* **PROMPT**
Transcribe the whole listing without a single picture.

Begin STORED RECORDS

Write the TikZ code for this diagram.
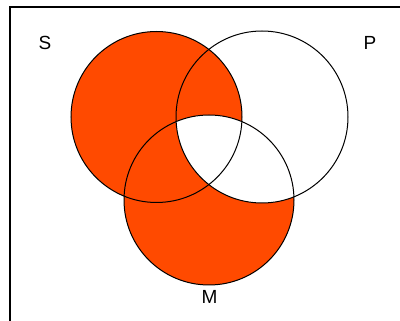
\documentclass[tikz,border=0pt]{standalone}
\usepackage{fontspec}
\setmainfont{Liberation Sans}
\definecolor{vennorange}{RGB}{255,74,0}
\begin{document}
\begin{tikzpicture}[x=1pt,y=-1pt,
  ring/.style={draw=black,line width=1pt},
  lbl/.style={font=\fontsize{19}{21}\selectfont,inner sep=0pt}]
\useasboundingbox (0,0) rectangle (400,321);
\coordinate (cS) at (156.5,117);
\coordinate (cP) at (262,117);
\coordinate (cM) at (209,200);
% filled regions
\fill[vennorange] (cS) circle[radius=85.5];
\fill[vennorange] (cM) circle[radius=85];
\begin{scope}
  \clip (cP) circle[radius=86];
  \fill[white] (cM) circle[radius=85];
\end{scope}
% outlines
\draw[ring] (cS) circle[radius=85.5];
\draw[ring] (cP) circle[radius=86];
\draw[ring] (cM) circle[radius=85];
% frame
\draw[line width=1.6pt] (10,321) -- (10,7) -- (400,7);
% labels
\node[lbl] (S) at (45,43) {S};
\node[lbl] (P) at (370,43) {P};
\node[lbl] (M) at (209.5,297) {M};
\end{tikzpicture}
\end{document}
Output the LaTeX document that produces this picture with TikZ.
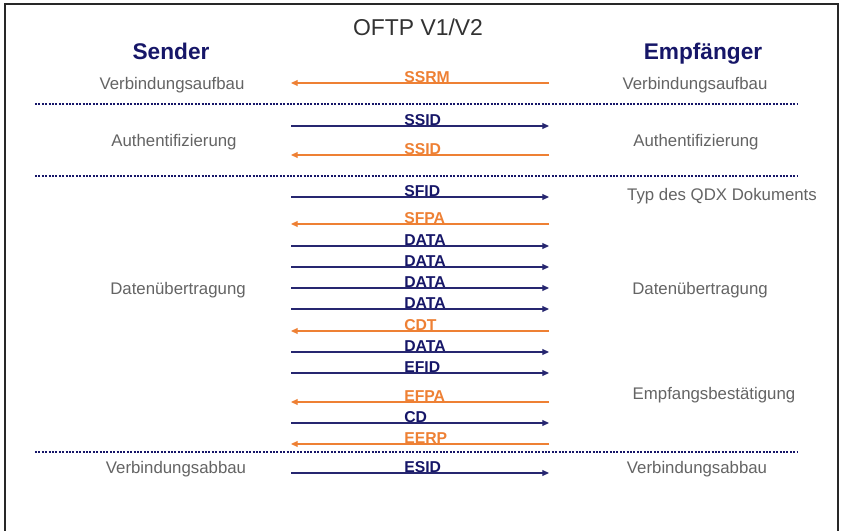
\documentclass[tikz,border=0pt]{standalone}
\usepackage{fontspec}
\setmainfont{Liberation Sans}
\usetikzlibrary{arrows.meta}

\definecolor{navy}{RGB}{22,22,104}
\definecolor{msgblue}{RGB}{38,38,112}
\definecolor{msgorange}{RGB}{238,128,52}
\definecolor{phasegray}{RGB}{100,100,100}
\definecolor{titlegray}{RGB}{50,50,50}
\definecolor{framegray}{RGB}{40,40,40}

\tikzset{
  title/.style={font=\fontsize{17.2}{20}\selectfont, text=titlegray, anchor=base, inner sep=0pt},
  party/.style={font=\fontsize{17}{20}\selectfont\bfseries, text=navy, anchor=base, inner sep=0pt},
  phase/.style={font=\fontsize{12.6}{15}\selectfont, text=phasegray, anchor=base, inner sep=0pt},
  msglabel/.style={font=\fontsize{11.8}{14}\selectfont\bfseries, anchor=base west, inner sep=0pt},
  separator/.style={draw=navy, line width=1.6pt, dash pattern=on 1.5pt off 1.05pt},
  tipstyle/.style={-{Triangle[length=5pt,width=4.4pt]}},
  tomsg/.style={tipstyle, draw=msgblue, line width=0.8pt},
  frommsg/.style={tipstyle, draw=msgorange, line width=0.8pt},
}

\begin{document}
\begin{tikzpicture}[x=0.75pt, y=-0.75pt]
  \useasboundingbox (0,0) rectangle (843,531);
  \fill[white] (0,0) rectangle (843,531);

  % open frame
  \draw[framegray, line width=1.1pt] (5,531) -- (5,4) -- (838,4);
  \draw[framegray, line width=2pt] (838,3.3) -- (838,531);

  % headings
  \node[title] (head) at (418,36) {OFTP V1/V2};
  \node[party] (sender) at (171,60) {Sender};
  \node[party] (receiver) at (703,60) {Empfänger};

  % phase names, sender side
  \node[phase] (sPh1) at (172,90) {Verbindungsaufbau};
  \node[phase] (sPh2) at (174,147) {Authentifizierung};
  \node[phase] (sPh3) at (178,295) {Datenübertragung};
  \node[phase] (sPh4) at (176,473) {Verbindungsabbau};

  % phase names, receiver side
  \node[phase] (rPh1) at (695,90) {Verbindungsaufbau};
  \node[phase] (rPh2) at (696,147) {Authentifizierung};
  \node[phase] (rPh3) at (722,201) {Typ des QDX Dokuments};
  \node[phase] (rPh4) at (700,295) {Datenübertragung};
  \node[phase] (rPh5) at (714,399) {Empfangsbestätigung};
  \node[phase] (rPh6) at (697,473) {Verbindungsabbau};

  % dotted separators between the phases
  \foreach \k/\yy in {1/104, 2/176, 3/452} {
    \coordinate (sepL\k) at (35,\yy);
    \coordinate (sepR\k) at (798,\yy);
    \draw[separator] (sepL\k) -- (sepR\k);
  }

  % message exchange: r = sender to receiver, l = receiver to sender
  \foreach \i/\yy/\msg/\dir in {
      1/83/SSRM/l, 2/126/SSID/r, 3/155/SSID/l,
      4/197/SFID/r, 5/224/SFPA/l,
      6/246/DATA/r, 7/267/DATA/r, 8/288/DATA/r, 9/309/DATA/r,
      10/331/CDT/l, 11/352/DATA/r, 12/373/EFID/r,
      13/402/EFPA/l, 14/423/CD/r, 15/444/EERP/l,
      16/473/ESID/r} {
    \coordinate (snd\i) at (291,\yy);
    \coordinate (rcv\i) at (549,\yy);
    \if\dir r
      \node[msglabel, text=navy] (msg\i) at (404,\yy-0.6) {\msg};
      \draw[tomsg] (snd\i) -- (rcv\i);
    \else
      \node[msglabel, text=msgorange] (msg\i) at (404,\yy-0.6) {\msg};
      \draw[frommsg] (rcv\i) -- (snd\i);
    \fi
  }
\end{tikzpicture}
\end{document}
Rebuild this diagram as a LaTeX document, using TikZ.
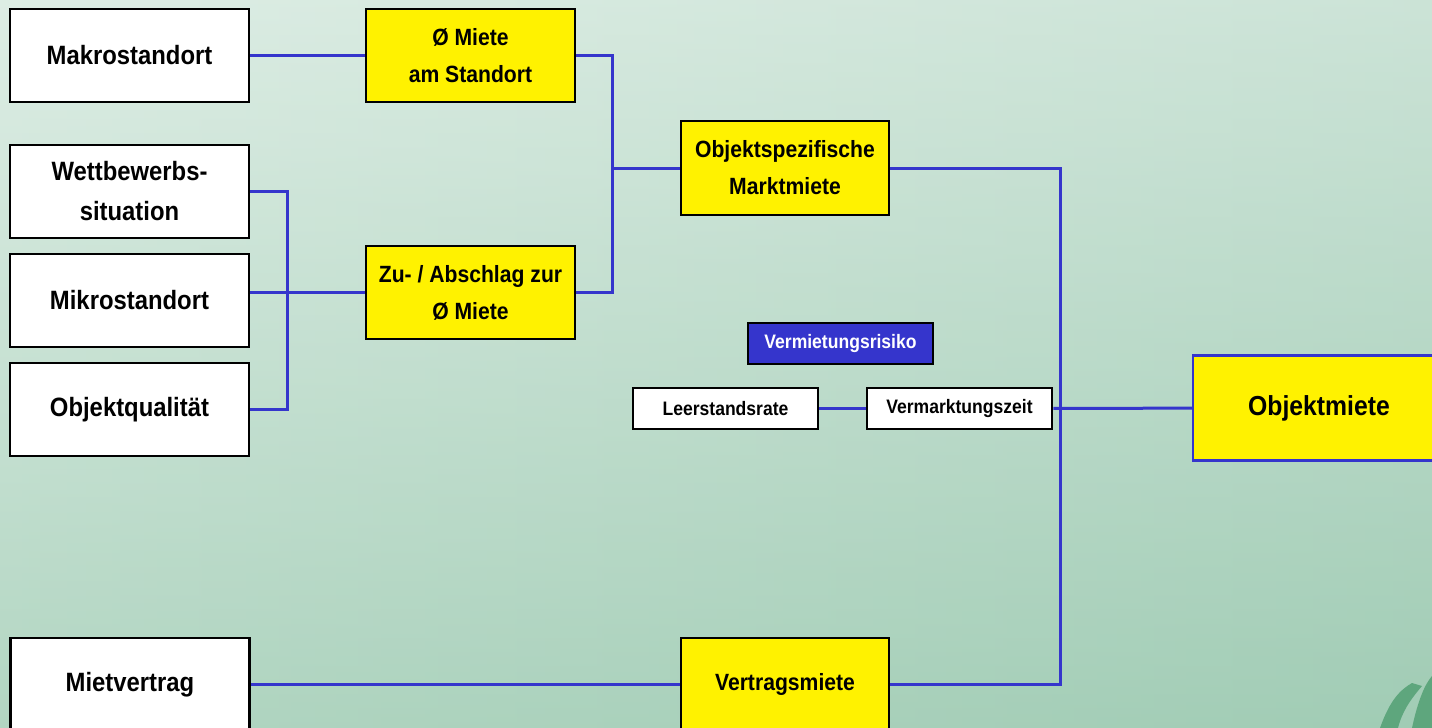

End STORED RECORDS

* **SOLUTION FOR THIS PROBLEM**
Write the TikZ code for this diagram.
\documentclass[tikz,border=0pt]{standalone}
\usepackage{fontspec}
\setmainfont{Liberation Sans}
\definecolor{vennorange}{RGB}{255,74,0}
\begin{document}
\begin{tikzpicture}[x=1pt,y=-1pt,
  ring/.style={draw=black,line width=1pt},
  lbl/.style={font=\fontsize{19}{21}\selectfont,inner sep=0pt}]
\useasboundingbox (0,0) rectangle (400,321);
\coordinate (cS) at (156.5,117);
\coordinate (cP) at (262,117);
\coordinate (cM) at (209,200);
% filled regions
\fill[vennorange] (cS) circle[radius=85.5];
\fill[vennorange] (cM) circle[radius=85];
\begin{scope}
  \clip (cP) circle[radius=86];
  \fill[white] (cM) circle[radius=85];
\end{scope}
% outlines
\draw[ring] (cS) circle[radius=85.5];
\draw[ring] (cP) circle[radius=86];
\draw[ring] (cM) circle[radius=85];
% frame
\draw[line width=1.6pt] (10,321) -- (10,7) -- (400,7);
% labels
\node[lbl] (S) at (45,43) {S};
\node[lbl] (P) at (370,43) {P};
\node[lbl] (M) at (209.5,297) {M};
\end{tikzpicture}
\end{document}
Output the LaTeX document that produces this picture with TikZ.
\documentclass[tikz,border=0pt]{standalone}
\usepackage{fontspec}
\setmainfont{Liberation Sans}
\usetikzlibrary{arrows.meta}

\definecolor{navy}{RGB}{22,22,104}
\definecolor{msgblue}{RGB}{38,38,112}
\definecolor{msgorange}{RGB}{238,128,52}
\definecolor{phasegray}{RGB}{100,100,100}
\definecolor{titlegray}{RGB}{50,50,50}
\definecolor{framegray}{RGB}{40,40,40}

\tikzset{
  title/.style={font=\fontsize{17.2}{20}\selectfont, text=titlegray, anchor=base, inner sep=0pt},
  party/.style={font=\fontsize{17}{20}\selectfont\bfseries, text=navy, anchor=base, inner sep=0pt},
  phase/.style={font=\fontsize{12.6}{15}\selectfont, text=phasegray, anchor=base, inner sep=0pt},
  msglabel/.style={font=\fontsize{11.8}{14}\selectfont\bfseries, anchor=base west, inner sep=0pt},
  separator/.style={draw=navy, line width=1.6pt, dash pattern=on 1.5pt off 1.05pt},
  tipstyle/.style={-{Triangle[length=5pt,width=4.4pt]}},
  tomsg/.style={tipstyle, draw=msgblue, line width=0.8pt},
  frommsg/.style={tipstyle, draw=msgorange, line width=0.8pt},
}

\begin{document}
\begin{tikzpicture}[x=0.75pt, y=-0.75pt]
  \useasboundingbox (0,0) rectangle (843,531);
  \fill[white] (0,0) rectangle (843,531);

  % open frame
  \draw[framegray, line width=1.1pt] (5,531) -- (5,4) -- (838,4);
  \draw[framegray, line width=2pt] (838,3.3) -- (838,531);

  % headings
  \node[title] (head) at (418,36) {OFTP V1/V2};
  \node[party] (sender) at (171,60) {Sender};
  \node[party] (receiver) at (703,60) {Empfänger};

  % phase names, sender side
  \node[phase] (sPh1) at (172,90) {Verbindungsaufbau};
  \node[phase] (sPh2) at (174,147) {Authentifizierung};
  \node[phase] (sPh3) at (178,295) {Datenübertragung};
  \node[phase] (sPh4) at (176,473) {Verbindungsabbau};

  % phase names, receiver side
  \node[phase] (rPh1) at (695,90) {Verbindungsaufbau};
  \node[phase] (rPh2) at (696,147) {Authentifizierung};
  \node[phase] (rPh3) at (722,201) {Typ des QDX Dokuments};
  \node[phase] (rPh4) at (700,295) {Datenübertragung};
  \node[phase] (rPh5) at (714,399) {Empfangsbestätigung};
  \node[phase] (rPh6) at (697,473) {Verbindungsabbau};

  % dotted separators between the phases
  \foreach \k/\yy in {1/104, 2/176, 3/452} {
    \coordinate (sepL\k) at (35,\yy);
    \coordinate (sepR\k) at (798,\yy);
    \draw[separator] (sepL\k) -- (sepR\k);
  }

  % message exchange: r = sender to receiver, l = receiver to sender
  \foreach \i/\yy/\msg/\dir in {
      1/83/SSRM/l, 2/126/SSID/r, 3/155/SSID/l,
      4/197/SFID/r, 5/224/SFPA/l,
      6/246/DATA/r, 7/267/DATA/r, 8/288/DATA/r, 9/309/DATA/r,
      10/331/CDT/l, 11/352/DATA/r, 12/373/EFID/r,
      13/402/EFPA/l, 14/423/CD/r, 15/444/EERP/l,
      16/473/ESID/r} {
    \coordinate (snd\i) at (291,\yy);
    \coordinate (rcv\i) at (549,\yy);
    \if\dir r
      \node[msglabel, text=navy] (msg\i) at (404,\yy-0.6) {\msg};
      \draw[tomsg] (snd\i) -- (rcv\i);
    \else
      \node[msglabel, text=msgorange] (msg\i) at (404,\yy-0.6) {\msg};
      \draw[frommsg] (rcv\i) -- (snd\i);
    \fi
  }
\end{tikzpicture}
\end{document}
Rebuild this diagram as a LaTeX document, using TikZ.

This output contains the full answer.